I live in Burbank, CA with my 3 Persian cats and think fondly of memories back in the Ventura Studio. I always wanted to adjudicate, maybe that will be the next adventure!
Aileen Whelan Tone
By most competitive dance standards, I started my Irish dancing career late in life at the ripe old age of 10. Becoming a Claddagh Girl started as a way for both myself and my parents to make new friends after moving from Palm Springs to Ventura. My parents, both Irish immigrants, saw it as an opportunity for me to connect to our heritage and have some fun. No one realized it would end up being an invaluable experience that would fundamentally shape me as a person. Traveling, competing on international stages and making lasting memories with life long friendships are all wonderful things, however, they are not what I am most thankful for.

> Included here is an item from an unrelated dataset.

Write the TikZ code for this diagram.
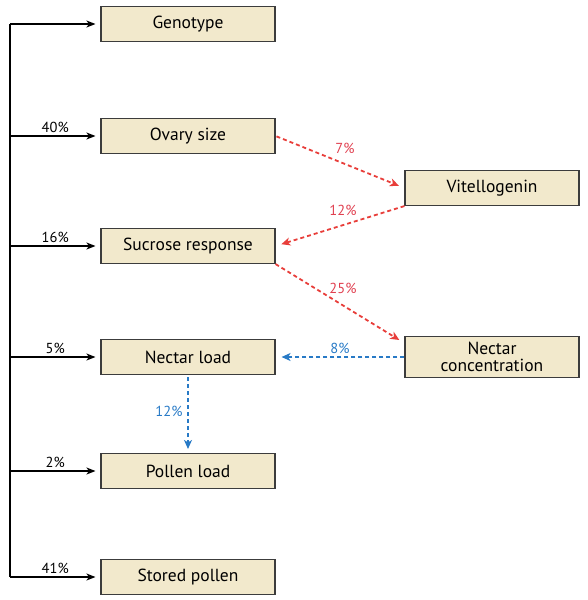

The lessons you learn as a part of the Claddagh School of Irish Dance make for well rounded, successful and high achieving adults. Maire taught us the importance of a diligent, consistent work ethic with an emphasis on pushing yourself to achieve at the highest level of your ability. In dance this led us individually and as teams to regional, national and world titles. Outside of dance, this competitive work ethic led me to numerous academic achievements including honor rolls, college scholarships, Dean’s lists and graduating nursing school with honors. The most important gifts Claddagh gave me are a love of teamwork and the ability to remain calm and focused under pressure. These attributes prepared me for my current career as a critical care nurse. Working in a high acuity Intensive Care Unit requires the ability to work in a team and keep a level head during tense situations. I am a better nurse and a better person because of what I learned from Maire O’Connell and my teammates at Claddagh.
My son will be turning 4 next year and I am sad that I can’t enroll him in Claddagh as we live in Texas now. Maire taught me how to win humbly and lose gracefully. Claddagh helped me become the best version of myself by showing me what you can achieve as an individual and as a team through hard work and perseverance. Maire became a second mom and my teammates became family! They’ve shared my life with me and I will be forever grateful.